Monday, 16 January 2012
Blessing of an engaged couple
One of the most useful books I possess as a priest is the "Book of Blessings." When I was in parish ministry I used it for blessing families in their homes during Eastertide. At Leeds Trinity I've adapted it: now I bless students' rooms at the beginning of the academic year. I once blessed a couple of large accommodation blocks at Wetherby Young Offenders' Institution immediately after lunch: the officers called the lads to order and they were very respectful. They appreciated the religious drama of me striding around in an alb scattering water everywhere (and I must say that I enjoyed the moment just as much!). I remember on another occasion going round to the family home of a poor young man was a heroin addict. "Give your strength to N, your servant, bound by the chains of addiction.

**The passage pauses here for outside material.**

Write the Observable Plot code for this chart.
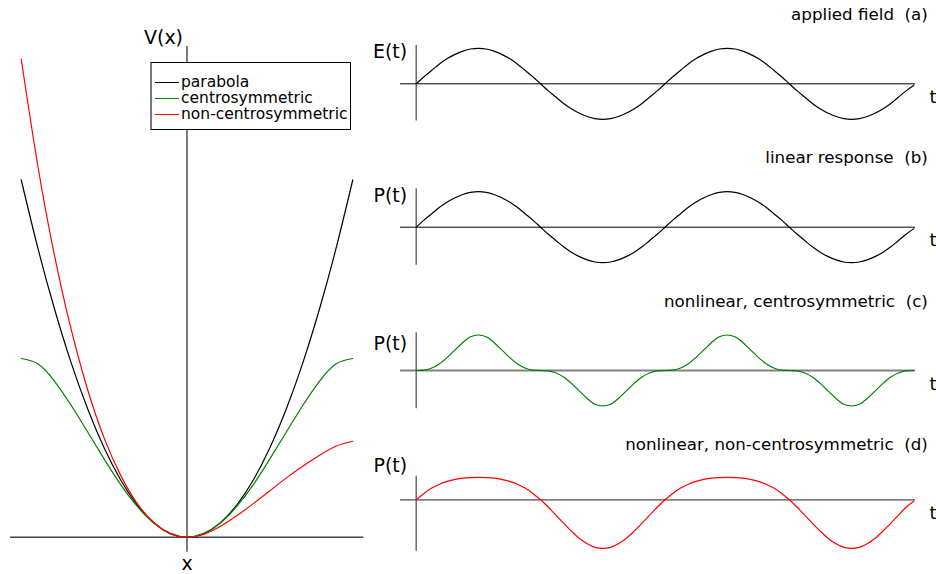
<!DOCTYPE html>
<html>
<head>
<meta charset="utf-8">
<script src="https://cdn.jsdelivr.net/npm/d3@7"></script>
<script src="https://cdn.jsdelivr.net/npm/@observablehq/plot@0.6"></script>
<style>
  html, body { margin: 0; padding: 0; background: #fff; }
  #wrap { position: relative; width: 936px; height: 574px; overflow: hidden; font-family: "DejaVu Sans", sans-serif; }
  #wrap svg { position: absolute; background: transparent; }
  .legend { position: absolute; left: 150px; top: 62px; width: 201px; height: 68px; border: 1px solid #000; border-left: 2px solid #777; background: #fff; box-sizing: border-box; }
  .legend .row { position: absolute; left: 0; height: 16px; width: 100%; }
  .legend .sw { position: absolute; left: 3px; top: 8px; width: 24px; height: 0; border-top: 1.5px solid #000; }
  .legend .lab { position: absolute; left: 29px; top: -1px; font-size: 15.5px; line-height: 18px; color: #000; white-space: nowrap; }
</style>
</head>
<body>
<div id="wrap"></div>
<script>
// ---------- Left panel: potential V(x) ----------
const xGrid = [-1, -0.9, -0.8, -0.7, -0.6, -0.5, -0.4, -0.3, -0.2, -0.1, 0, 0.1, 0.2, 0.3, 0.4, 0.5, 0.6, 0.7, 0.8, 0.9, 1];
const parabola = [1, 0.81, 0.64, 0.49, 0.36, 0.25, 0.16, 0.09, 0.04, 0.01, 0, 0.01, 0.04, 0.09, 0.16, 0.25, 0.36, 0.49, 0.64, 0.81, 1];
const centrosymmetric = [0.5, 0.485, 0.437, 0.37, 0.295, 0.219, 0.147, 0.086, 0.039, 0.01, 0, 0.01, 0.039, 0.086, 0.147, 0.219, 0.295, 0.37, 0.437, 0.485, 0.5];
const nonCentrosymmetric = [1.338, 1.04, 0.79, 0.584, 0.414, 0.278, 0.173, 0.094, 0.041, 0.01, 0, 0.008, 0.03, 0.06, 0.094, 0.13, 0.166, 0.199, 0.229, 0.255, 0.2685];
const legendLabels = ["parabola", "centrosymmetric", "non-centrosymmetric"];
const seriesColors = ["#000000", "#008000", "#ff0000"];

// ---------- Right panels: time traces, sampled every 1/32 period over two periods ----------
const samplesPerPeriod = 32;
const appliedField = [0, 0.2, 0.38, 0.56, 0.71, 0.83, 0.92, 0.98, 1, 0.98, 0.92, 0.83, 0.71, 0.56, 0.38, 0.2, 0, -0.2, -0.38, -0.56, -0.71, -0.83, -0.92, -0.98, -1, -0.98, -0.92, -0.83, -0.71, -0.56, -0.38, -0.2,
  0, 0.2, 0.38, 0.56, 0.71, 0.83, 0.92, 0.98, 1, 0.98, 0.92, 0.83, 0.71, 0.56, 0.38, 0.2, 0, -0.2, -0.38, -0.56, -0.71, -0.83, -0.92, -0.98, -1, -0.98, -0.92, -0.83, -0.71, -0.56, -0.38, -0.2, -0.04];
const linearResponse = [0, 0.2, 0.38, 0.56, 0.71, 0.83, 0.92, 0.98, 1, 0.98, 0.92, 0.83, 0.71, 0.56, 0.38, 0.2, 0, -0.2, -0.38, -0.56, -0.71, -0.83, -0.92, -0.98, -1, -0.98, -0.92, -0.83, -0.71, -0.56, -0.38, -0.2,
  0, 0.2, 0.38, 0.56, 0.71, 0.83, 0.92, 0.98, 1, 0.98, 0.92, 0.83, 0.71, 0.56, 0.38, 0.2, 0, -0.2, -0.38, -0.56, -0.71, -0.83, -0.92, -0.98, -1, -0.98, -0.92, -0.83, -0.71, -0.56, -0.38, -0.2, -0.04];
const nonlinearCentro = [0, 0.01, 0.07, 0.19, 0.37, 0.58, 0.79, 0.95, 1, 0.95, 0.79, 0.58, 0.37, 0.19, 0.07, 0.01, 0, -0.01, -0.07, -0.19, -0.37, -0.58, -0.79, -0.95, -1, -0.95, -0.79, -0.58, -0.37, -0.19, -0.07, -0.01,
  0, 0.01, 0.07, 0.19, 0.37, 0.58, 0.79, 0.95, 1, 0.95, 0.79, 0.58, 0.37, 0.19, 0.07, 0.01, 0, -0.01, -0.07, -0.19, -0.37, -0.58, -0.79, -0.95, -1, -0.95, -0.79, -0.58, -0.37, -0.19, -0.07, -0.01, 0];
const nonlinearNonCentro = [0, 0.18, 0.33, 0.44, 0.52, 0.575, 0.61, 0.625, 0.63, 0.625, 0.61, 0.575, 0.52, 0.44, 0.33, 0.18, 0, -0.21, -0.44, -0.67, -0.89, -1.09, -1.24, -1.34, -1.37, -1.34, -1.24, -1.09, -0.89, -0.67, -0.44, -0.21,
  0, 0.18, 0.33, 0.44, 0.52, 0.575, 0.61, 0.625, 0.63, 0.625, 0.61, 0.575, 0.52, 0.44, 0.33, 0.18, 0, -0.21, -0.44, -0.67, -0.89, -1.09, -1.24, -1.34, -1.37, -1.34, -1.24, -1.09, -0.89, -0.67, -0.44, -0.21, -0.04];
const panelTitles = ["applied field  (a)", "linear response  (b)", "nonlinear, centrosymmetric  (c)", "nonlinear, non-centrosymmetric  (d)"];
const panelLabels = ["E(t)", "P(t)", "P(t)", "P(t)"];

const FONT = "DejaVu Sans";
const wrap = document.getElementById("wrap");

// ---------- Build left panel ----------
{
  const rows = [];
  const seriesList = [parabola, centrosymmetric, nonCentrosymmetric];
  seriesList.forEach((vals, s) => xGrid.forEach((x, i) => rows.push({x, v: vals[i], s: legendLabels[s]})));
  const axisX = [-1.065, 1.066];
  const axisV = [-0.042, 1.373];
  const svg = Plot.plot({
    width: 380, height: 574,
    margin: 0,
    style: {fontFamily: FONT, background: "transparent", overflow: "visible"},
    x: {domain: [-1, 1], range: [20.7, 352.3], axis: null},
    y: {domain: [0, 1], range: [536.7, 179.3], axis: null},
    color: {domain: legendLabels, range: seriesColors},
    marks: [
      Plot.ruleY([0], {x1: axisX[0], x2: axisX[1], stroke: "#444", strokeWidth: 1.4}),
      Plot.ruleX([0], {y1: axisV[0], y2: axisV[1], stroke: "#444", strokeWidth: 1.4}),
      Plot.line(rows, {x: "x", y: "v", z: "s", stroke: "s", curve: "natural", strokeWidth: 1.2}),
      Plot.text([{x: 0, y: axisV[1], t: "V(x)"}], {x: "x", y: "y", text: "t", dx: -23.5, dy: -8.7, fontSize: 19, fill: "#000", textAnchor: "middle"}),
      Plot.text([{x: 0, y: axisV[0], t: "x"}], {x: "x", y: "y", text: "t", dx: 0, dy: 11.5, fontSize: 19, fill: "#000", textAnchor: "middle"})
    ]
  });
  svg.style.left = "0px"; svg.style.top = "0px";
  wrap.appendChild(svg);

  const leg = document.createElement("div");
  leg.className = "legend";
  legendLabels.forEach((lab, i) => {
    const r = document.createElement("div");
    r.className = "row";
    r.style.top = (10.5 + i * 16.4) + "px";
    r.innerHTML = `<div class="sw" style="border-top-color:${seriesColors[i]}"></div><div class="lab">${lab}</div>`;
    leg.appendChild(r);
  });
  wrap.appendChild(leg);
}

// ---------- Build right panels ----------
const panelSpecs = [
  {vals: appliedField, color: "#000", top: 0, axisY: 83.3, vRange: [-1.05, 1.08], hStroke: "#000", hWidth: 1, labelDy: -32.3, titleDy: -64.3},
  {vals: linearResponse, color: "#000", top: 143, axisY: 83.7, vRange: [-1.07, 1.08], hStroke: "#000", hWidth: 1, labelDy: -31.2, titleDy: -64.2},
  {vals: nonlinearCentro, color: "#008000", top: 286, axisY: 84, vRange: [-1.08, 1.06], hStroke: "#808080", hWidth: 1.8, labelDy: -26.8, titleDy: -64},
  {vals: nonlinearNonCentro, color: "#ff0000", top: 430, axisY: 69.3, vRange: [-1.45, 0.66], hStroke: "#808080", hWidth: 1.8, labelDy: -34.3, titleDy: -50.3}
];

panelSpecs.forEach((p, k) => {
  const data = p.vals.map((v, i) => ({t: i / samplesPerPeriod, v}));
  const tAxis = [-0.063, 2.007];
  const svg = Plot.plot({
    width: 556, height: 144,
    margin: 0,
    style: {fontFamily: FONT, background: "transparent", overflow: "visible"},
    x: {domain: [0, 2], range: [35.7, 533.3], axis: null},
    y: {domain: [-1, 1], range: [p.axisY + 35.5, p.axisY - 35.5], axis: null},
    marks: [
      Plot.ruleY([0], {x1: tAxis[0], x2: tAxis[1], stroke: p.hStroke, strokeWidth: p.hWidth}),
      Plot.ruleX([0], {y1: p.vRange[0], y2: p.vRange[1], stroke: "#555", strokeWidth: 1.3}),
      Plot.line(data, {x: "t", y: "v", stroke: p.color, curve: "monotone-x", strokeWidth: 1.2}),
      Plot.text([{x: 0, y: 0, s: panelLabels[k]}], {x: "x", y: "y", text: "s", dx: -9, dy: p.labelDy, fontSize: 19, fill: "#000", textAnchor: "end"}),
      Plot.text([{x: tAxis[1], y: 0, s: "t"}], {x: "x", y: "y", text: "s", dx: 17.5, dy: 13.5, fontSize: 18, fill: "#000", textAnchor: "middle"}),
      Plot.text([{x: tAxis[1], y: 0, s: panelTitles[k]}], {x: "x", y: "y", text: "s", dx: 12.3, dy: p.titleDy, fontSize: 16.7, fill: "#000", textAnchor: "end", lineAnchor: "bottom"})
    ]
  });
  svg.style.left = "380px"; svg.style.top = p.top + "px";
  wrap.appendChild(svg);
});
</script>
</body>
</html>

Enfold him in your love and restore him to the freedom of God's children," I said, as he sat there, pale and emaciated, on the sofa, longing for God's help. There have been lots of happier moments too: blessings, for example, of shops, cars, a gymnasium, a mother before childbirth and innumerable throats on St Blaise's Day (3rd February). I have found that everybody instinctively wants a blessing. We intuit that it is an important way in which God offers us his unfathomable help. We do not need to prepare for it over a period of time, as we do to receive a sacrament. We just need to be personally, physically, present.